Note: The following is one of a series of columns looking at the origins and growth of the agriculture industry in Southeast Georgia and Bulloch County.
In 1894, Statesboro merchant J. Fields began selling soda waters in his New York Bargain Store in Statesboro. Fields and Dempse Barnes shortly thereafter opened Fields and Barnes Bottling Works plant in Statesboro.
The April 19, 1901 Statesboro News reported that J.F. Fields now wished “to state that I have bought of Mr. B.P. Maul the Statesboro Bottling Works and Ice Business.”
Cone and Parker's Ice and Bottling Company opened in Brooklet. The Statesboro News of June 20, 1902 announced “Keep Cool at Parker & Smith’s Old Stand.
On April 10, 1903, the Statesboro News revealed “Mr. Dempse Barnes bought (out) Mr. J.F. Fields and (owned) the Statesboro Bottling Works, “makers of High-Grade Soda Water, All Flavors...The Best on the Market!”
After Fields sold his interest in the Statesboro plant to Barnes, he began working with Cone and Parker to sell his newest beverage: Sea Island Ginger Ale.
In an Aug. 18, 1903 Statesboro News ad, placed by S. Landrum George, the owner of the Statesboro Ice and Manufacturing Company informed his clients that he had “High-Grade Soda Waters, all Flavors.”
He promised his customers that “The Ingredients used in the manufactures of our sodas are of the finest qualities.” Customers, he said, were welcome at the “Factory located at the S&S (Railroad) Depot.”
Then, in the Statesboro News of Aug. 21, 1903, D. Barnes & Co. warned “If it’s sour water you want to put off on your customers, see the other fellow. We Make only first-class goods.”

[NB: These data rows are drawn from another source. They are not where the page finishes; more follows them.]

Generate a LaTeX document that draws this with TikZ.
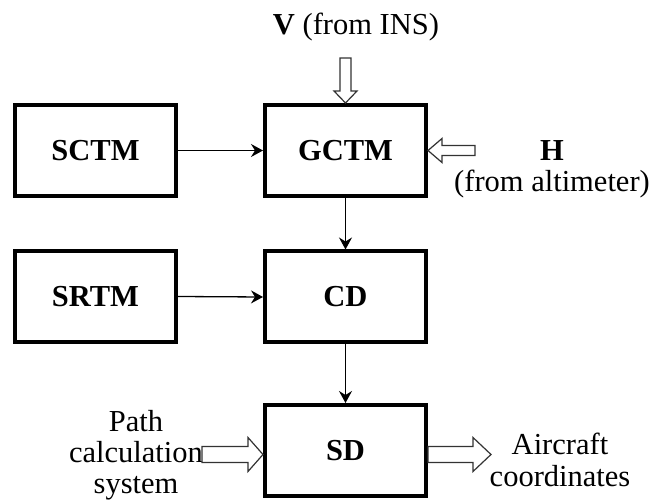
\documentclass[tikz,border=0pt]{standalone}
\usepackage{fontspec}
\setmainfont{Liberation Serif}
\usetikzlibrary{arrows.meta,calc}

\tikzset{
  block/.style={draw=black, line width=4pt, minimum width=161pt, minimum height=91pt,
    inner sep=0pt, font=\fontsize{30.5}{33}\selectfont\bfseries},
  label/.style={inner sep=0pt, font=\fontsize{30.5}{32}\selectfont, align=center},
  flow/.style={draw=black, line width=1.3pt,
    -{Stealth[length=12pt,width=13pt,inset=4pt]}},
  hollow/.style={draw=black!80, line width=1.2pt, fill=white, line join=miter}
}

\begin{document}
\begin{tikzpicture}[x=1pt,y=-1pt]
  \useasboundingbox (0,0) rectangle (649,500);

  % processing blocks
  \node[block] (sctm) at (95.5,150.5) {SCTM};
  \node[block] (gctm) at (345.5,150.5) {GCTM};
  \node[block] (srtm) at (95.5,296.5) {SRTM};
  \node[block] (cd)   at (345.5,297) {CD};
  \node[block] (sd)   at (345.5,450.5) {SD};

  % external inputs and outputs
  \node[label, anchor=base] (vin) at (356,35) {\textbf{V} (from INS)};
  \node[label, anchor=base] (hin) at (552,161) {\textbf{H}};
  \node[label, anchor=base] (hsrc) at (552,192) {(from altimeter)};
  \node[label, font=\fontsize{30.5}{31}\selectfont] (path) at (136,455) {Path\\calculation\\system};
  \node[label] (coord) at (560,460) {Aircraft\\coordinates};

  % signal flow
  \draw[flow] (sctm.east) -- (gctm.west);
  \draw[flow] (srtm.east) -- (cd.west);
  \draw[flow] (gctm.south) -- (cd.north);
  \draw[flow] (cd.south) -- (sd.north);

  % hollow arrows for external data
  \draw[hollow] (gctm.north) -- ++(-11.5,-12) -- ++(6,0) -- ++(0,-33)
    -- ++(11,0) -- ++(0,33) -- ++(6,0) -- cycle;
  \draw[hollow] (gctm.east) -- ++(14,-12) -- ++(0,7) -- ++(33,0)
    -- ++(0,10) -- ++(-33,0) -- ++(0,7) -- cycle;
  \draw[hollow] ($(sd.west)+(0,4)$) -- ++(-15,-17) -- ++(0,9) -- ++(-46,0)
    -- ++(0,16) -- ++(46,0) -- ++(0,9) -- cycle;
  \draw[hollow] ($(sd.east)+(0,-4)$) -- ++(45,0) -- ++(0,-9) -- ++(18,17)
    -- ++(-18,17) -- ++(0,-9) -- ++(-45,0) -- cycle;
\end{tikzpicture}
\end{document}
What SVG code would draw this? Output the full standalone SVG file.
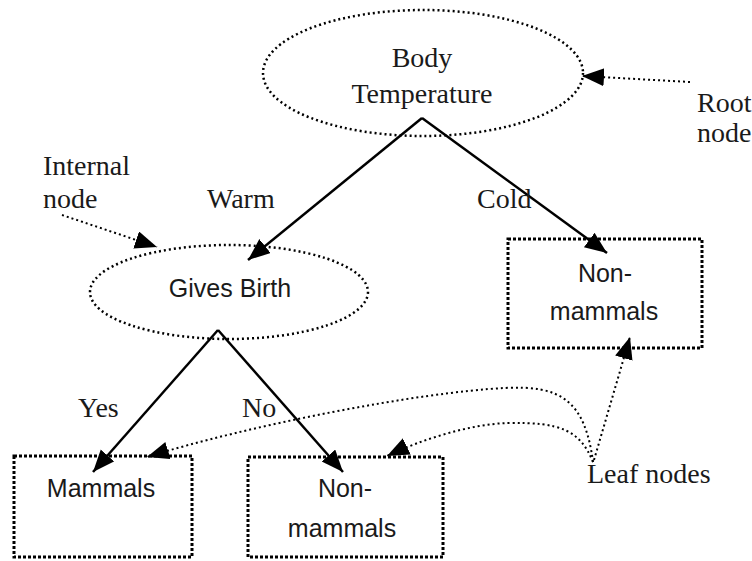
<svg xmlns="http://www.w3.org/2000/svg" width="752" height="561" viewBox="0 0 752 561">
<style>
.serif{font-family:"Liberation Serif","Times New Roman",serif;font-size:28px;fill:#1a1a1a}
.sans{font-family:"Liberation Sans",Arial,sans-serif;font-size:25px;fill:#1a1a1a;text-anchor:middle}
.oval{fill:none;stroke:#000;stroke-width:2.5;stroke-dasharray:2 3}
.box{fill:none;stroke:#000;stroke-width:3;stroke-dasharray:3 2}
.edge{fill:none;stroke:#000;stroke-width:2.5}
.note{fill:none;stroke:#000;stroke-width:2;stroke-dasharray:2 3}
</style>
<defs>
<marker id="ah" markerUnits="userSpaceOnUse" markerWidth="24" markerHeight="20" refX="22" refY="9" orient="auto">
<path d="M0,0 L22,9 L0,18 z" fill="#000"/>
</marker>
</defs>
<rect width="752" height="561" fill="#fff"/>
<g id="root">
<ellipse class="oval" cx="423" cy="73" rx="160" ry="63"/>
<text class="serif" x="422" y="67" text-anchor="middle">Body</text>
<text class="serif" x="422" y="103" text-anchor="middle">Temperature</text>
</g>
<g id="gives-birth">
<ellipse class="oval" cx="229" cy="292" rx="139" ry="47"/>
<text class="sans" x="230" y="297">Gives Birth</text>
</g>
<g id="leaf-right">
<rect class="box" x="508" y="239" width="194" height="109"/>
<text class="sans" x="605" y="282">Non-</text>
<text class="sans" x="604" y="320">mammals</text>
</g>
<g id="leaf-mammals">
<rect class="box" x="14" y="456" width="178" height="101"/>
<text class="sans" x="101" y="497">Mammals</text>
</g>
<g id="leaf-nonmammals">
<rect class="box" x="248" y="457" width="195" height="100"/>
<text class="sans" x="345" y="497">Non-</text>
<text class="sans" x="342" y="537">mammals</text>
</g>
<g id="connectors">
<path class="edge" d="M422,118 L248,260" marker-end="url(#ah)"/>
<path class="edge" d="M422,118 L607,253" marker-end="url(#ah)"/>
<path class="edge" d="M218,330 L93,472" marker-end="url(#ah)"/>
<path class="edge" d="M218,330 L343,472" marker-end="url(#ah)"/>
<path class="note" d="M690,82 L582,76" marker-end="url(#ah)"/>
<path class="note" d="M62,215 L157,247" marker-end="url(#ah)"/>
<path class="note" d="M593,462 C585,400 560,385 505,388 C420,392 250,425 147,457" marker-end="url(#ah)"/>
<path class="note" d="M593,462 C580,430 560,422 508,423 C470,424 420,440 387,456" marker-end="url(#ah)"/>
<path class="note" d="M594,460 L630,337" marker-end="url(#ah)"/>
</g>
<g id="labels">
<text class="serif" x="697" y="112">Root</text>
<text class="serif" x="697" y="142">node</text>
<text class="serif" x="43" y="175">Internal</text>
<text class="serif" x="43" y="208">node</text>
<text class="serif" x="207" y="208">Warm</text>
<text class="serif" x="477" y="208">Cold</text>
<text class="serif" x="78" y="417">Yes</text>
<text class="serif" x="242" y="417">No</text>
<text class="serif" x="587" y="483">Leaf nodes</text>
</g>
</svg>
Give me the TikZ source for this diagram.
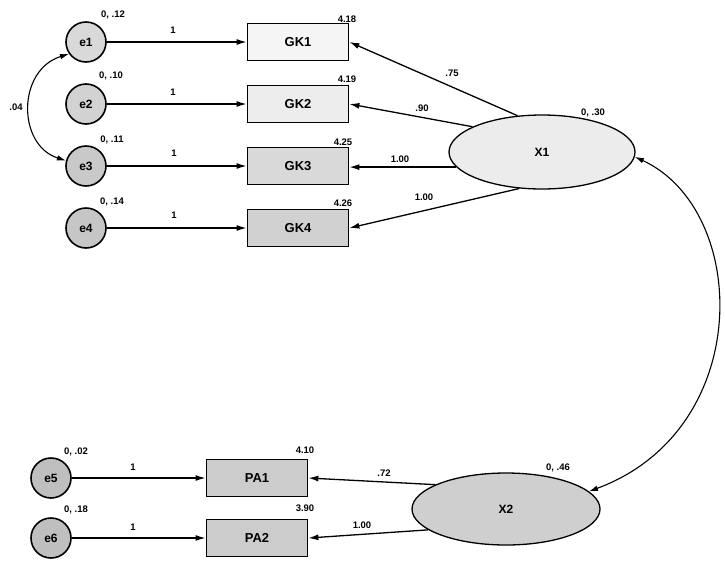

Continuing, “Our reputation for making the best “Soda Water” is too well-established to need any boasting. The prices are always as reasonable as good goods can be sold, and you can depend on them.”
A Columbus pharmacist, Claude Hatcher, created a soda water drink he called "Cher’o-Cola" at the Hatcher Grocery Company in 1905, and formed the Union Bottling Works to sell his soda.
Mr. Hughes of Stillmore opened Statesboro’s own Cher’o Cola plant shortly thereafter. Managed by J.S. Rouse, it was located by the Statesboro, Augusta and Northern Railway tracks near Ollie Brannen’s General Store.
Already a best-selling soda in Statesboro and throughout Georgia, its popularity spread across the entire Southeastern United States. After legal wrangling with Coca-Cola, Chero Cola became Royal Crown Cola in 1933.
In the Bulloch Times edition of May 6, 1915, the Statesboro Coca-Cola Bottling Company advertised “Coca-Cola And Soda Water. The summer season is at hand, and cool drinks will be in demand.”
And, “For picnics and outings, nothing is as good as our line of cool drinks — Coca-Cola and soda water of every kind. Excellent also for family use at all times.”
The Statesboro Herald announced on March 21, 1957 that the Coca Cola Company had decided to come out with a new "King-Size" 12-ounce bottle, which would be released in select areas on March 28.
Coca Cola was already available in the "Standard" 6 ½-ounce size glass bottle. J.F. Harbour, Gen. Mgr. of the Statesboro Bottling Company, announced Statesboro being included in this preview was a great honor.
This was such a big deal that one Coca Cola executive was quoted in the Atlanta papers that "Bringing out another bottle was almost like being unfaithful to your wife."